The Child born at Bethlehem---and crucified on Calvary, and raised from the dead---is the embodiment of God's charity, his love for the human race. To his Church that Child has purposely left, until the end of time, a special sign of his love, of his continuing presence, in the Holy Eucharist, which we are now celebrating.  In Holy Communion we receive into ourselves this sign, which is called a sacrament---it is a sign which is not a mere symbol, but the instrument by which God actually imparts to us his grace, to strengthen us to love more and so to transform us into worthy partners of himself. (Think of this intention of Christ toward you personally, and you will realize that it is not possible to receive Holy Communion with too much mindfulness and reverence.)

After Communion some of the sacrament will be put away, to be kept in the tabernacle (the cloth-covered box on the altar opposite me), to be there as the sacramental sign of his continuing presence among us.  We call it the Blessed Sacrament, and keeping it there is called Reservation of the Blessed Sacrament.  So the opportunity is always there, whenever we are free and want to, to come to church and be in Christ's real presence.

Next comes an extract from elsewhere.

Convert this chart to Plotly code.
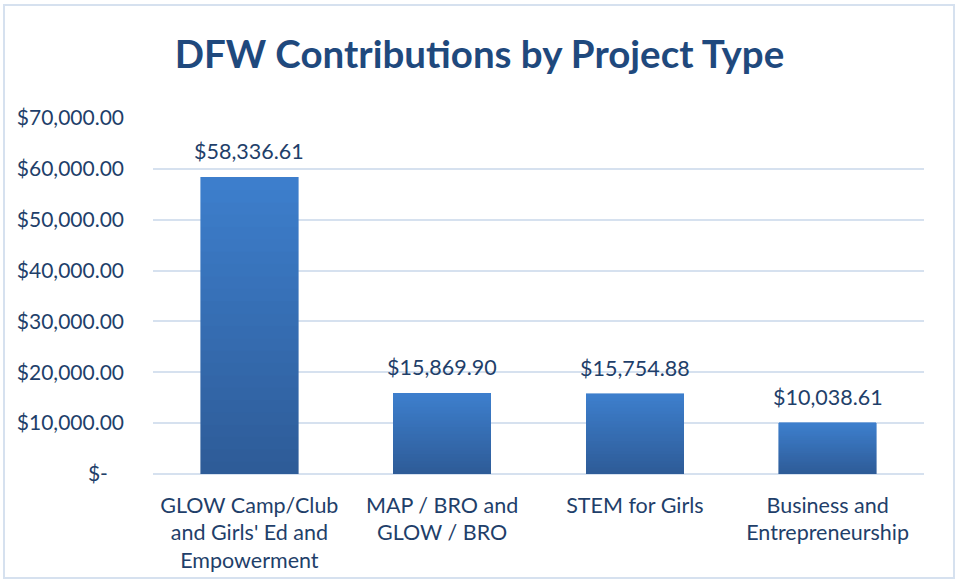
import plotly.graph_objects as go

categories = ["GLOW Camp/Club<br>and Girls' Ed and<br>Empowerment",
              "MAP / BRO and<br>GLOW / BRO",
              "STEM for Girls",
              "Business and<br>Entrepreneurship"]
values = [58336.61, 15869.90, 15754.88, 10038.61]
value_labels = ["$58,336.61", "$15,869.90", "$15,754.88", "$10,038.61"]
tick_vals = [0, 10000, 20000, 30000, 40000, 50000, 60000, 70000]
tick_text = ["$-\u00a0\u00a0\u00a0", "$10,000.00", "$20,000.00", "$30,000.00", "$40,000.00",
             "$50,000.00", "$60,000.00", "$70,000.00"]

FONT = "Lato"
TXT = "#1F3F6A"

# gradient: stack N slices per bar, dark at bottom to light at top
N = 24
bottom = (46, 92, 152)
top = (61, 126, 204)

fig = go.Figure()
for i in range(N):
    t = i / (N - 1)
    c = tuple(round(bottom[k] + (top[k] - bottom[k]) * t) for k in range(3))
    fig.add_trace(go.Bar(
        x=categories, y=[v / N for v in values],
        marker=dict(color="rgb(%d,%d,%d)" % c, line=dict(width=0.6, color="rgb(%d,%d,%d)" % c)),
        showlegend=False, hoverinfo="skip"))

for cat, v, lab in zip(categories, values, value_labels):
    fig.add_annotation(x=cat, y=v, text=lab, showarrow=False, yanchor="bottom", yshift=11,
                       font=dict(family=FONT, size=21.5, color=TXT))

fig.update_layout(
    barmode="stack", bargap=0.495,
    width=959, height=581,
    margin=dict(l=153, r=35, t=118, b=107, autoexpand=False),
    paper_bgcolor="white", plot_bgcolor="white",
    title=dict(text="<b>DFW Contributions by Project Type</b>", x=0.5, xanchor="center",
               y=1 - 55 / 581, yanchor="middle",
               font=dict(family=FONT, size=38.5, color="#1F497D")),
    font=dict(family=FONT, size=21, color=TXT),
    xaxis=dict(showgrid=False, showline=False, ticks="", tickfont=dict(size=21.5, color=TXT),
               ticklabelstandoff=16, automargin=False),
    yaxis=dict(range=[0, 70000], tickvals=tick_vals, ticktext=tick_text,
               showgrid=True, gridcolor="#D6E1EF", gridwidth=2,
               zeroline=True, zerolinecolor="#D6E1EF", zerolinewidth=2,
               showline=False, ticks="", ticklabelstandoff=28, automargin=False,
               tickfont=dict(size=21, color=TXT)),
    shapes=[dict(type="rect", xref="paper", yref="paper",
                 x0=(4 - 153) / 771, x1=(954 - 153) / 771,
                 y0=(474 - 578) / 356, y1=(474 - 5) / 356,
                 line=dict(color="#D6E1EF", width=2), layer="below")],
)

fig.write_html("out.html", config={"displayModeBar": False},
               post_script="document.body.style.margin='0px';")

Today is the First Friday of the month.  As usual on First Friday, I and all the monk-priests here are offering this Mass to ask the Lord to send vocations to this monastery.  In accord with our custom, this evening we will bring the reserved Blessed Sacrament out of the tabernacle and expose it on the high altar, to be adored and prayed to during the night.   You know that you are welcome to come, with permission from whoever is in charge in your house, Third, Fourth, and Fifth Formers until just before ten o'clock, Sixth Formers till eleven.  We can spend some quiet time with Jesus, we can tell him what is in our hearts, we can pray for each other, for all our own needs and those of the entire human race.   And especially we ask you to join us in praying that those whom Christ is calling to follow him in the monastic life here at Portsmouth Abbey will trust him and answer his call.   Thank you for praying with us.